■ Task brief
List every line below containing "script".

■ Stored records
+===+

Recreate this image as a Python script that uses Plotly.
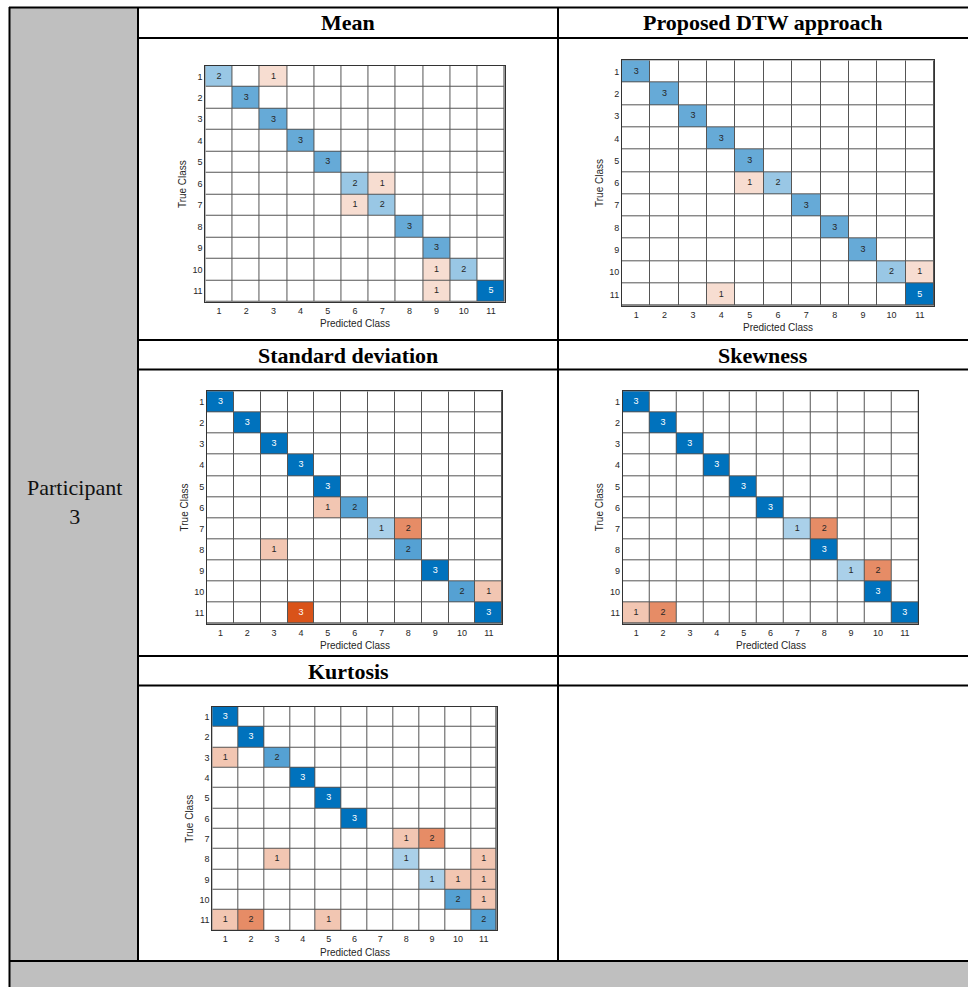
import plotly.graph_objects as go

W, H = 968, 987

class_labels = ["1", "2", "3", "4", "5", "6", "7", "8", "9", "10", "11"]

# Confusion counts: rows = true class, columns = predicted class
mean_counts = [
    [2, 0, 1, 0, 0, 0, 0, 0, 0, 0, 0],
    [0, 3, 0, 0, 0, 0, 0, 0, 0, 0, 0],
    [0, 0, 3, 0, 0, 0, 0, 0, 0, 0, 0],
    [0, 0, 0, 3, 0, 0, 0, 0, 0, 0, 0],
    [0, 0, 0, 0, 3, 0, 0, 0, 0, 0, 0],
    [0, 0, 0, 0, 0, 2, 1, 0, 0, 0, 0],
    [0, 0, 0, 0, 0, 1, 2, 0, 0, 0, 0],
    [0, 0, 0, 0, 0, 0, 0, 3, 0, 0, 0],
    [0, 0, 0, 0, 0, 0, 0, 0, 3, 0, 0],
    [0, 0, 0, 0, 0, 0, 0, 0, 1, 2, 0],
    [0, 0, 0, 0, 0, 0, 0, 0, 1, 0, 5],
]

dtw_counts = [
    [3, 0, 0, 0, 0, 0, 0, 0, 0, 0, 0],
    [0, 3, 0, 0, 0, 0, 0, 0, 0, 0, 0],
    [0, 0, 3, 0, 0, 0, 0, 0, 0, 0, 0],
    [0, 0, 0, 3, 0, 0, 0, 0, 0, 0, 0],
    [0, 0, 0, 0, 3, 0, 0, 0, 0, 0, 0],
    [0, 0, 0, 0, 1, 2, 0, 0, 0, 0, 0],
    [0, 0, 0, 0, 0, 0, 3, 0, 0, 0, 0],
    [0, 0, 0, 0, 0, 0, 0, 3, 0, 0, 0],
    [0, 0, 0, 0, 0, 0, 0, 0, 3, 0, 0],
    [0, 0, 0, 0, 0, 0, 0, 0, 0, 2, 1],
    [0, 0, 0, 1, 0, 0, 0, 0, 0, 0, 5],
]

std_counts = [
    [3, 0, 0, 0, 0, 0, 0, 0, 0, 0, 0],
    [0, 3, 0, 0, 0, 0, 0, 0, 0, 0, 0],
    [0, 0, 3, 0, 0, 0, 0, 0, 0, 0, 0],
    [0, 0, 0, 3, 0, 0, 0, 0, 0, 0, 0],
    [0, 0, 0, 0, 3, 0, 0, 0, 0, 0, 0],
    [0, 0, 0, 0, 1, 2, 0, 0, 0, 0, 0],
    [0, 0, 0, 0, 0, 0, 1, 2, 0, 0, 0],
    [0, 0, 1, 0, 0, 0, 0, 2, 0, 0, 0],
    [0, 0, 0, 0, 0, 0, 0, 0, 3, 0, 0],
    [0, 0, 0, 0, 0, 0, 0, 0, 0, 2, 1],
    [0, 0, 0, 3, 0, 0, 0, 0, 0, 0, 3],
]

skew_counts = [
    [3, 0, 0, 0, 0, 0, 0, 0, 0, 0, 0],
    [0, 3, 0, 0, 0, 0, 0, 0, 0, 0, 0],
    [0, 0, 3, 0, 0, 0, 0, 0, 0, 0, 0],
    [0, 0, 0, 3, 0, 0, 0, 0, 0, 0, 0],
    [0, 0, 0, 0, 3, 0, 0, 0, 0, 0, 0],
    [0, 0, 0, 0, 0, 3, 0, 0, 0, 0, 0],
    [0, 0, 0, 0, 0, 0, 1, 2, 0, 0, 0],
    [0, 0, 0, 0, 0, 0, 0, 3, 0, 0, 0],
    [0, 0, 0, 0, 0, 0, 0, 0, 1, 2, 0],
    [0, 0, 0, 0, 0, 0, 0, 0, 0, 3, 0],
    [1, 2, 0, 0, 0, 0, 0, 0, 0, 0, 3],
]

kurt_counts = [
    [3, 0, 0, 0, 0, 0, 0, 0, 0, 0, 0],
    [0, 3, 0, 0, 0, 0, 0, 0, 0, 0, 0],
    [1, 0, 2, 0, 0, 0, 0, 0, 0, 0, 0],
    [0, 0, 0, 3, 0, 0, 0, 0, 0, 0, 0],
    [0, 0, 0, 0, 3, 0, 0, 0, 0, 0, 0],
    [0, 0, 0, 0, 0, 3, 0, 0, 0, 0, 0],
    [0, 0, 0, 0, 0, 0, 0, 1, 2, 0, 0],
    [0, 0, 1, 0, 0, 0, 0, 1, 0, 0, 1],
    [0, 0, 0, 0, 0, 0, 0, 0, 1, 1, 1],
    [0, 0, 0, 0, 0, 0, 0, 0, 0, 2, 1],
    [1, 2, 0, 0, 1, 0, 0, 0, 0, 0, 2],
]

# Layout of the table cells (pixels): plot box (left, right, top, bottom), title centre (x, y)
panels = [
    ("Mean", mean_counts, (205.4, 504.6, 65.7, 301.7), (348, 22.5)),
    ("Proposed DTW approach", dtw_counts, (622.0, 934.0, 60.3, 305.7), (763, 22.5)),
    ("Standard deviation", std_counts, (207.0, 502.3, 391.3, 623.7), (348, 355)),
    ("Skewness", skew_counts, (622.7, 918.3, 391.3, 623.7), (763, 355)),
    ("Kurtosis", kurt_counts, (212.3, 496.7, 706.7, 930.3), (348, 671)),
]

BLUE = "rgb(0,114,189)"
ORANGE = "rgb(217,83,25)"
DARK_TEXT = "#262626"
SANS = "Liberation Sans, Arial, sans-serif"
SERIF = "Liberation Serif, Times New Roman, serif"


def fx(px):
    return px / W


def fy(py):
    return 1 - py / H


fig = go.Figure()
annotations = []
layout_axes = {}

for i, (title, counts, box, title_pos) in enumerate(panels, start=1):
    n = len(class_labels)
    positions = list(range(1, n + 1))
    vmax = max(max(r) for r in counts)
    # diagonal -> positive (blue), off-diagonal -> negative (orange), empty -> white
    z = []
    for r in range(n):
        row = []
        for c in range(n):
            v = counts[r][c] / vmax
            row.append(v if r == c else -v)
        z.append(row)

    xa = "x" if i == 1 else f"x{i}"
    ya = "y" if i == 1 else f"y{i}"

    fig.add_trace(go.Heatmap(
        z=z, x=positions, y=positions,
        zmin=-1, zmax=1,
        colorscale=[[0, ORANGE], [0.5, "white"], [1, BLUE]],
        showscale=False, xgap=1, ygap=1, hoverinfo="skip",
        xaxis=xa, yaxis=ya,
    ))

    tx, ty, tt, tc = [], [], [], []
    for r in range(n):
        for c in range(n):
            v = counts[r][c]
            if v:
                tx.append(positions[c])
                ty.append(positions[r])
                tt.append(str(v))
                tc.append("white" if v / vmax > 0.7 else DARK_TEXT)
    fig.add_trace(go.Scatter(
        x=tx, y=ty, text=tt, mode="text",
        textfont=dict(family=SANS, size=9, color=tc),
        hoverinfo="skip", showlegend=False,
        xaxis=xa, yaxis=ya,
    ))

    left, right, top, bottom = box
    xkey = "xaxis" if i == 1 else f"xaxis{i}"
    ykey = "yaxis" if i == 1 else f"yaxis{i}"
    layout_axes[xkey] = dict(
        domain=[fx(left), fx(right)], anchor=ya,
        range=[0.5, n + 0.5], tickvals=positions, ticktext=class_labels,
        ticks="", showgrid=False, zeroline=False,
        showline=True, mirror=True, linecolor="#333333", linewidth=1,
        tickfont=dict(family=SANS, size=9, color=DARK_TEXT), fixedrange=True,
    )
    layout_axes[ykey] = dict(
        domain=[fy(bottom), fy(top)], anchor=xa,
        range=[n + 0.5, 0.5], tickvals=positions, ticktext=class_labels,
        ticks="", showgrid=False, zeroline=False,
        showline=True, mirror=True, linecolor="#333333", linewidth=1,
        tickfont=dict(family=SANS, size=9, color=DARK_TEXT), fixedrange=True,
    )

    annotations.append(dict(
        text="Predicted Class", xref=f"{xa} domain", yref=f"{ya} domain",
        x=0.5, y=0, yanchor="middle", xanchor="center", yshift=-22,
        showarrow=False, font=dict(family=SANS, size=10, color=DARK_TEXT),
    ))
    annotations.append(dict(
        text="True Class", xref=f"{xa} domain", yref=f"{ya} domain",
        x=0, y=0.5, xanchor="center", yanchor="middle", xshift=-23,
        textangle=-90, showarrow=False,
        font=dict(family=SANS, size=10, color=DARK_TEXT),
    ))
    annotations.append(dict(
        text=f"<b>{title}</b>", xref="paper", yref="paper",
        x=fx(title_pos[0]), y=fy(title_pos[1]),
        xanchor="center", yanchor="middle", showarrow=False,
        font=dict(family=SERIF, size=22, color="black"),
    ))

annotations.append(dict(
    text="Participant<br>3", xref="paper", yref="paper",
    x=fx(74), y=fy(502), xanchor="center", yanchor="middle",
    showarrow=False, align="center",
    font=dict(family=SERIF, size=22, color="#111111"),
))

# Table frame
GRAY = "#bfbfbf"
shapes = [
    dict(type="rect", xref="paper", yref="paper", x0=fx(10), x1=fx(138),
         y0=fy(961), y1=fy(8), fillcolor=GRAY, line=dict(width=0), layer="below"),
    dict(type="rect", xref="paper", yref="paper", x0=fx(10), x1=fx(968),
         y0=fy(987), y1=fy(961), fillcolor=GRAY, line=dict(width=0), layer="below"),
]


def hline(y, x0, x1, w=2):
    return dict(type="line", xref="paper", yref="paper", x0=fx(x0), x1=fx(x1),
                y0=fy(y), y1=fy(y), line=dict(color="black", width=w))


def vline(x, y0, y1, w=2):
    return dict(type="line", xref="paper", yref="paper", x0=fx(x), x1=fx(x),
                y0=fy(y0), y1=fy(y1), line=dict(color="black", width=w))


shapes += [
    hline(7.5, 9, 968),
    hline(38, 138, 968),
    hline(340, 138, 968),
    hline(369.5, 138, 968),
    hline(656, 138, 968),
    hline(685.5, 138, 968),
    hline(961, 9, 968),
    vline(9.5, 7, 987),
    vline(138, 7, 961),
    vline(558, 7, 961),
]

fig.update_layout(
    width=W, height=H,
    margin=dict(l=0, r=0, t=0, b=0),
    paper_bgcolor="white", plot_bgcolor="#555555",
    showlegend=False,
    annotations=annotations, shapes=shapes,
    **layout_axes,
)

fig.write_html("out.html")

+===+

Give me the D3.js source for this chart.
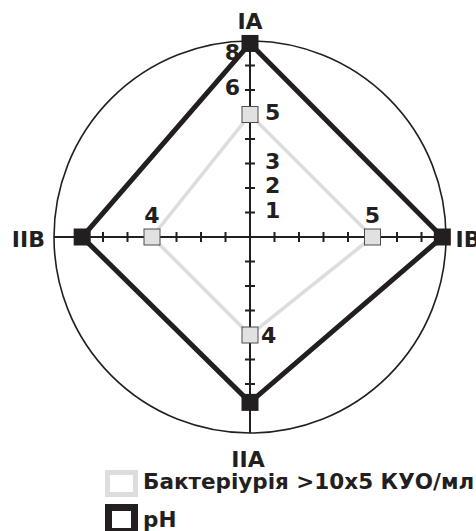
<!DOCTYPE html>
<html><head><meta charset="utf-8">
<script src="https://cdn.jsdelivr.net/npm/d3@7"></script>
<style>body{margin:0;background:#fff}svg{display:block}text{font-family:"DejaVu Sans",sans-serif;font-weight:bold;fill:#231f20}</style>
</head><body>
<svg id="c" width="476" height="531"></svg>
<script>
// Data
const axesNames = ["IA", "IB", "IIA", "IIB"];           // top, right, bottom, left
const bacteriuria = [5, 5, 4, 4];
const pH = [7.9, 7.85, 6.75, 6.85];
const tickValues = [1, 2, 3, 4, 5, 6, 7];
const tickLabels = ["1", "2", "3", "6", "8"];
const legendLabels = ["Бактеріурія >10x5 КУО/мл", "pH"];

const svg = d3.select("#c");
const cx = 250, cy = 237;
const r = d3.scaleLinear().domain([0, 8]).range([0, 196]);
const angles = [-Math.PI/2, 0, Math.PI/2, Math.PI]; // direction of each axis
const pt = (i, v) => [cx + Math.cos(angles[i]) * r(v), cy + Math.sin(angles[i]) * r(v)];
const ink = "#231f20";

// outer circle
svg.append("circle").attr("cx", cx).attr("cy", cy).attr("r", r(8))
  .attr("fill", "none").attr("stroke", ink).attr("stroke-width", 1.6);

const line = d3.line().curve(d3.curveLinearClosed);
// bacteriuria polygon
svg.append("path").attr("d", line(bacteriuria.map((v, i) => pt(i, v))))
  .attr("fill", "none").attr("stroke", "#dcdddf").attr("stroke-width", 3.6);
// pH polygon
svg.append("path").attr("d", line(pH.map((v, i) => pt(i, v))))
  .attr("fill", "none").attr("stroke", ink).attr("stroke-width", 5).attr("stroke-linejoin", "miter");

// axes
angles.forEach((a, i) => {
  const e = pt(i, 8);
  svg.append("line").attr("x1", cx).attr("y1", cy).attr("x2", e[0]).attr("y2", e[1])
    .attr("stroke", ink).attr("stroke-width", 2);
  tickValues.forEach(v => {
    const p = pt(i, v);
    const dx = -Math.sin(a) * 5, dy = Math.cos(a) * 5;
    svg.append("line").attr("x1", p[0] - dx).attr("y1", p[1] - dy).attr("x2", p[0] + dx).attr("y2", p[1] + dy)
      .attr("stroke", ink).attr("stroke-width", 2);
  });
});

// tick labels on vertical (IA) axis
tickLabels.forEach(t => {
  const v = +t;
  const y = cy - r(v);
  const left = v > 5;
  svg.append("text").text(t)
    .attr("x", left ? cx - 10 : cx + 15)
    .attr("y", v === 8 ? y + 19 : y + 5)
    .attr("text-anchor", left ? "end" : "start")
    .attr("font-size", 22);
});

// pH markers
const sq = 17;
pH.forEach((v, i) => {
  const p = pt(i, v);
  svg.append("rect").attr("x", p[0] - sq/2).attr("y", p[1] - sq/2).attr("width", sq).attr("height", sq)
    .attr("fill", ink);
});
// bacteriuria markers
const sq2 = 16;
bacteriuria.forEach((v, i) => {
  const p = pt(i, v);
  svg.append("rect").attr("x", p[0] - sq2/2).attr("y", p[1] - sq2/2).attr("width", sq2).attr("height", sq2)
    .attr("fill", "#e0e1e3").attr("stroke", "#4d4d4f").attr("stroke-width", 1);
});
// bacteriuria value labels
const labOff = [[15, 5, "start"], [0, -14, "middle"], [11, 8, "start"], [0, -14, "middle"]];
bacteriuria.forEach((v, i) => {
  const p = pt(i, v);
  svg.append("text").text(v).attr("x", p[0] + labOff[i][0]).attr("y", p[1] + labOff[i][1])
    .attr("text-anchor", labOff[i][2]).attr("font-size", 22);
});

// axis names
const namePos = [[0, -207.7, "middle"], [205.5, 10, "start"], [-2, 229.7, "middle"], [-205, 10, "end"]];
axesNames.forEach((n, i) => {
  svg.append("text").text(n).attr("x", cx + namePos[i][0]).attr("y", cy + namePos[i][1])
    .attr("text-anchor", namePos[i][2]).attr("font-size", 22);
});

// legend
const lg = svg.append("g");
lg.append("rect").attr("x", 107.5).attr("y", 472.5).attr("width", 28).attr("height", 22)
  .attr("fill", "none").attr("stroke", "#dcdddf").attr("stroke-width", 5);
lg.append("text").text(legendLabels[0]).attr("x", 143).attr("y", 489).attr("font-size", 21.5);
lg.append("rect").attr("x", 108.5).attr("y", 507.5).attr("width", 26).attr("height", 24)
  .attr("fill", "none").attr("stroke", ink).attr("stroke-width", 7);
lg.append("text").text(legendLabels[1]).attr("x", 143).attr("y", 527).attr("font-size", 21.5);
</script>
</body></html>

+===+

■ Solution to this problem
Recreate this image as a Python script that uses Plotly.
<script src="https://cdn.jsdelivr.net/npm/d3@7"></script>
<script>
</script>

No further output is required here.